Hubo un tiempo en que izquierda y derecha se diferenciaban por su visión del control y la libertad como instrumentos para la consecución de la felicidad. Para la izquierda, en muchas lenguas romance también llamada siniestra, ya le estaba bien el control y la intervención en la vida de la gente para garantizar, decían, la mejor consecución de la igualdad, paradigma de la felicidad en su esquema. Fuera del cuadro quedaba, debe ser recordado, el anarquismo.

Por su parte, la derecha, la liberal al menos, entendía el mundo más amable y positivo si la libertad solo tenía su límite en el orden público, y en ese marco mental se pretendía garantizar que el individuo fuese respetuoso con el resto de sus conciudadanos en el uso de la vía pública, en su propiedad privada o en su integridad, de manera que esos fueran los únicos límites a su libertad. Una fórmula que no entienden o no aceptan los jaleadores del rapero que nos ha estado entreteniendo estos días, vaya usted a saber en beneficio de quién o de qué, mientras su letrada defensora ha sido capaz de demostrar, con solo unas cuantas frases, cuánta responsabilidad tenemos los docentes al pasar de curso a un estudiante, desde el parvulario hasta la universidad.
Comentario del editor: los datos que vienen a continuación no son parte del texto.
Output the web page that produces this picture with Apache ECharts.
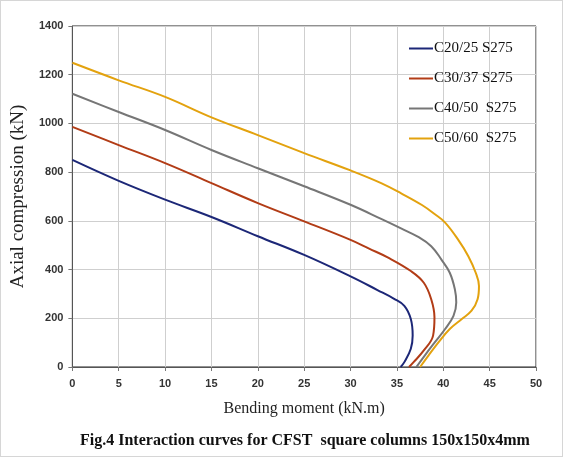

Los tiempos nuevos nos han traído así la paradoja de la seguridad: el vergonzante y alargado silencio de buena parte de la clase política gobernante en un momento en que era imprescindible su apoyo a una policía sin la cual la selva se impondría a la ciudad y, a la postre, a la democracia

Cuando esa izquierda partidaria del control ha conseguido instalarse en el poder y, desde él, controlar los aparatos policiales, lo ha hecho con el mismo grado de autoritarismo que los regímenes que por la derecha también han sido partidarios de ahogar las libertades. En todos ellos el orden y el control son la seña de identidad. Pero ya no es lo mismo. Los tiempos están cambiando, y mucho, cuando la izquierda, aun incorporándose a los engranajes gubernamentales, parece haber abandonado su sacrosanta querencia por el orden. Es obvio que mantiene una inequívoca voluntad de controlar nuestras vidas, de intervenir y afectar nuestros bienes y de poner bajo continua sospecha la iniciativa empresarial, a pesar de ser ésta el centro gravitatorio de la clase media, a su vez única vaca que puede ordeñarse. Pero su contacto con los grupos anarcoides, la comprobación de su calado entre parte del electorado, y la consciencia de que son deudores de movimientos sociales como el del 15-M, les ha hecho mutar, y así, su llegada al poder en un contexto de democracia liberal acaba siendo para ellos una victoria difícil de digerir. ¿Cómo estar a la vez a un lado y a otro de un conflicto social? Tanto más difícil cuando fuera del poder hay todavía más izquierda y aún más intransigente con eso que antaño fue su principal objetivo, el orden.

La comprobación de su dificultad para posicionarse respecto del control social la encontramos en la justificación que han hecho de la violencia desatada por grupos vandálicos (les han llamado “manifestantes”) y el cuestionamiento de un modelo de seguridad ciudadana que ya ahora es extremadamente garantista. Los tiempos nuevos nos han traído así la paradoja de la seguridad: el vergonzante y alargado silencio de buena parte de la clase política gobernante (toda ella autocalificada de izquierda) en un momento en que era imprescindible su apoyo a una policía sin la cual la selva se impondría a la ciudad y, a la postre, a la democracia. Han dejado a su suerte aquellas piezas del organigrama a las cuales hemos concedido el monopolio de la fuerza, que es tanto como decir el espacio material y espiritual en el que podemos jugar a ser libres, aunque muchos ciertamente demuestren que no merecen participar en ese juego. ¿Quizás todavía viven lastrados con la identificación de policía y franquismo? ¿O tal vez ya no son izquierda de orden, sino anarquismo rampante con nómina y coche oficial? ¿Y si todo es puro teatro? Nada ganamos si es teatro, porque para los espectadores no lo es, y el desorden, el caos y el incumplimiento de la norma se replican de forma casi automática con un resultado final que probablemente no nos guste.